Uncertainty trumps in Ukraine
According to Petrov, the talks about Ukraine were mainly about domestic politics and potential restructuring, “with much less interest in the underlying macro fundamental dynamics, which is not surprising given the unusual level of uncertainty in the outlook.” He did note that clients were generally in agreement with Nomura’s base case view of re-profiling and coupon reduction of Ukrainian debt in a more “investor friendly” restructuring process.
However, there was very little conviction around the possible exit yields because of the obvious risks of the ongoing military conflict, “which translated into low appetite to get involved in the trade by the majority of clients”.

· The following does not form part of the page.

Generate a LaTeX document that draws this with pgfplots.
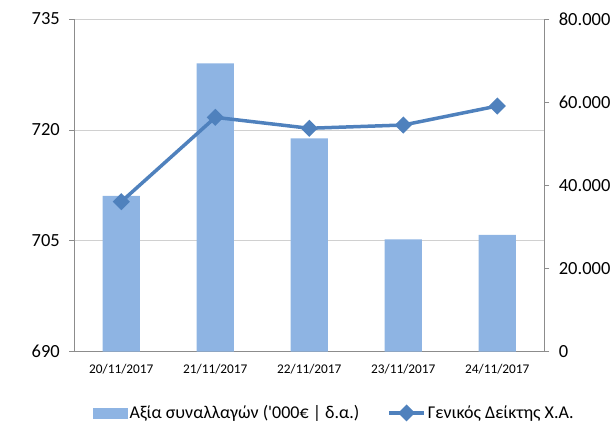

Moreover, very few clients found Ukraine assets attractive at current valuations, “assuming post-restructuring yield compression to the low 10s given strong ongoing support from the IMF as well as the global search for yield.” Some investors mentioned trying to buy Ukraine debt at cheaper levels, maybe the mid-40s, looking at exit yields of at least 14%.
Petrov also highlighted that the medium-term credit outlook was negative with most he spoke to agreeing on the likelihood of multiple restructurings. He also pointed out that domestic political stability was a major worry as many spoke of internal tensions between the President and Prime Minister.
Moreover, only a few investors expressed confidence in the government’s ability to implement the structural reforms required for the current aid package, and the rest were very worried about the EU/IMF’s continuing support in the future. Risks related to this scenario were cited as reasons for expecting higher exit yields.